Inmates Seen as Sub-human
Several local residents left several nasty comments on the Beacon-News Facebook page, highlighting the hatred Cibola inmates are surrounded by.
John P. Gonzalez wants the authorities to spray the inmates down with a fire hose.
Teri Esquivel-Placencia suggests sending the protesting inmates to Joe Arpaio’s Arizona prison, known nationwide for its racist and brutally abusive treatment of prisoners.
Colton Baca left a highly disturbing comment about wanting to “gas them”, which implies that he works as a guard at the prison in question.
Joseph Apodaca, who is a correctional officer at the state-run Western New Mexico Correctional Facility according to his profile, also suggested tear gassing the inmates.

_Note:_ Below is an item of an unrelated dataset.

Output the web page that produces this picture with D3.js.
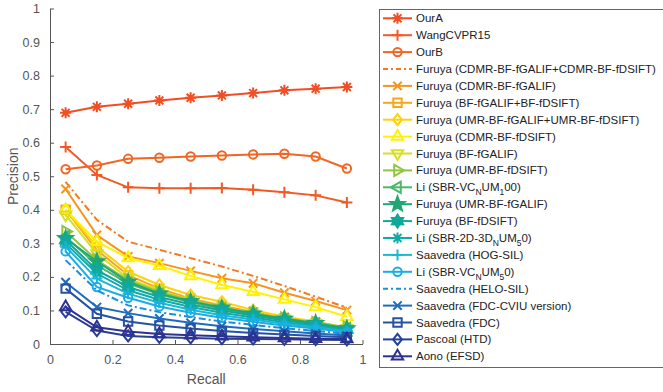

Though prisoners are generally seen as sub-human in the eyes of many Americans, the comments reflected an added hatred stemming from bigotry and xenophobia, such as this comment by Thomas Council:
Other commenters showed a complete lack of understanding about who these particular prisoners are suggesting that the inmates deserved to be mistreated because they were paying for committing crimes like drive-by shootings and assaulting elderly women, when in reality many of the inmates are imprisoned for minor, nonviolent offenses.
Meanwhile, the prisoners at Cibola are almost certainly facing painful retaliation for their disobedience. And the media seems to have already moved on.